On Tagore’s death anniversary today, Radha Chakravarty, who’s translated eight works of the Nobel Laureate from Bengali to English, says he was always an important part of her family.
Chakravarty had no formal training in Bengali. Her father had a transferable job which took her to different parts of India apart from West Bengal.
“But Tagore always remained an influence at our home, no matter where we were. My grandfather used to read his stories to me, that is how I started knowing about him,” says Chakravarty, a professor of Comparative Literature and Translation Studies in Delhi’s Ambedkar University.
For her, it was Kabuliwalah that drew her closer to the writer, along with his choice of simple language and clarity in thought and approach.
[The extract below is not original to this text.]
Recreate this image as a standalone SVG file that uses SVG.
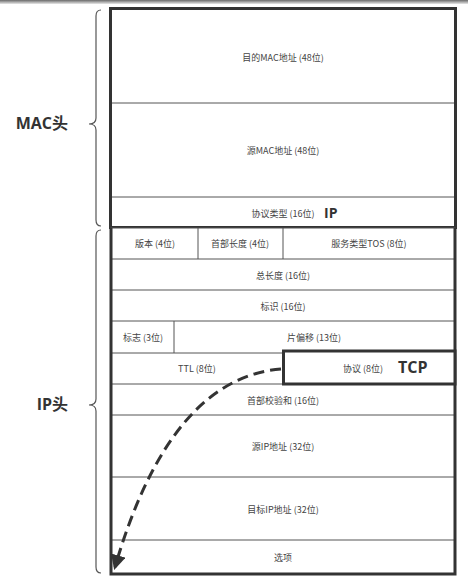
<svg xmlns="http://www.w3.org/2000/svg" width="468" height="577" viewBox="0 0 468 577">
<defs>
<linearGradient id="topbar" x1="0" y1="0" x2="0" y2="1">
<stop offset="0" stop-color="#6a6a6a"/>
<stop offset="1" stop-color="#e8e8e8"/>
</linearGradient>
<marker id="arr" viewBox="0 0 10 10" refX="8" refY="5" markerWidth="5" markerHeight="5" orient="auto" markerUnits="strokeWidth">
<path d="M0,0 L10,5 L0,10 z" fill="#333"/>
</marker>
</defs>
<style>
.cell{fill:#fff;stroke:#555;stroke-width:1}
.thick{fill:none;stroke:#333;stroke-width:3}
.t{font-family:"Noto Sans CJK SC","Liberation Sans",sans-serif;font-size:9px;fill:#444;text-anchor:middle;dominant-baseline:central}
.b{font-family:"Open Sans","Noto Sans CJK SC",sans-serif;font-weight:bold;fill:#333;dominant-baseline:central}
.brace{fill:none;stroke:#555;stroke-width:1.2}
.div{stroke:#555;stroke-width:1}
</style>
<rect x="0" y="0" width="468" height="577" fill="#fff"/>
<rect x="0" y="0" width="468" height="4" fill="url(#topbar)"/>

<g id="braces">
<path class="brace" d="M101,10 Q96,10 96,16 L96,118 Q96,124 89,124 Q96,124 96,130 L96,220 Q96,226 101,226"/>
<path class="brace" d="M101,230 Q96,230 96,236 L96,399 Q96,405 89,405 Q96,405 96,411 L96,567 Q96,573 101,573"/>
</g>
<g id="label-mac"><text class="b" x="68" y="123" font-size="16" text-anchor="end">MAC头</text></g>
<g id="label-ip"><text class="b" x="68" y="404" font-size="16" text-anchor="end">IP头</text></g>

<g id="mac">
<rect class="cell" x="110.5" y="8.5" width="345" height="219"/>
<line class="div" x1="110" y1="103" x2="456" y2="103"/>
<line class="div" x1="110" y1="197" x2="456" y2="197"/>
<text class="t" x="283" y="57">目的MAC地址 (48位)</text>
<text class="t" x="283" y="150">源MAC地址 (48位)</text>
<text class="t" x="283" y="213">协议类型 (16位)</text>
<text class="b" x="324" y="212" font-size="14">IP</text>
<rect class="thick" x="110.5" y="8.5" width="345" height="219"/>
</g>

<g id="ip">
<rect class="cell" x="111" y="228" width="344" height="346"/>
<line class="div" x1="111" y1="259" x2="455" y2="259"/>
<line class="div" x1="111" y1="290" x2="455" y2="290"/>
<line class="div" x1="111" y1="321" x2="455" y2="321"/>
<line class="div" x1="111" y1="353" x2="455" y2="353"/>
<line class="div" x1="111" y1="384" x2="455" y2="384"/>
<line class="div" x1="111" y1="415" x2="455" y2="415"/>
<line class="div" x1="111" y1="477" x2="455" y2="477"/>
<line class="div" x1="111" y1="540" x2="455" y2="540"/>
<line class="div" x1="198" y1="228" x2="198" y2="259"/>
<line class="div" x1="283" y1="228" x2="283" y2="259"/>
<line class="div" x1="174" y1="321" x2="174" y2="353"/>
<text class="t" x="155" y="243">版本 (4位)</text>
<text class="t" x="240" y="243">首部长度 (4位)</text>
<text class="t" x="369" y="243">服务类型TOS (8位)</text>
<text class="t" x="283" y="275">总长度 (16位)</text>
<text class="t" x="283" y="306">标识 (16位)</text>
<text class="t" x="143" y="337">标志 (3位)</text>
<text class="t" x="314" y="337">片偏移 (13位)</text>
<text class="t" x="197" y="368">TTL (8位)</text>
<text class="t" x="283" y="400">首部校验和 (16位)</text>
<text class="t" x="283" y="446">源IP地址 (32位)</text>
<text class="t" x="283" y="509">目标IP地址 (32位)</text>
<text class="t" x="283" y="557">选项</text>
<path class="thick" d="M111,228 L111,574 L455,574 L455,228"/>
</g>

<g id="proto">
<rect class="cell" x="283.5" y="351" width="171" height="33" stroke="none"/>
<text class="t" x="363" y="368">协议 (8位)</text>
<text class="b" x="398" y="367" font-size="16">TCP</text>
<rect class="thick" x="283.5" y="351" width="171.5" height="33"/>
</g>

<g id="connectors">
<path d="M281,369 Q170,378 115,567" fill="none" stroke="#333" stroke-width="3" stroke-dasharray="11,6" marker-end="url(#arr)"/>
</g>
</svg>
But what really made Tagore a part of her life was the emancipation of women in the 19th century that reflected in his writing.
“His characters – be it Binodini of Chokher Baali or Labanya of Sesher Kobita, all had a distinct identity who tried to break societal norms and stood up for their freedom of expression, they had a question in their mind, they were rebels in their own way,” she adds.
Chakravarty, who was simultaneously doing research work on many other Indian literary figures during her tenure at Delhi University where she was teaching English literature, was approached by an upcoming publishing house to do a translation. Her first translation was Chokher Bali.
She says, “The book was far ahead of its time. The characters challenged the convention and family bounds. This further inspired me to take up more of his works.”
Talking about translation, Chakravarty says that before taking up literary work, a lot needs to be kept in mind. “The time period of a book matters lot. The book talks about a scenario which existed in 19th or 20th century but the translated work will be read by 21st century readers. Therefore, the language has to be simple and has to connect to contemporary readers.”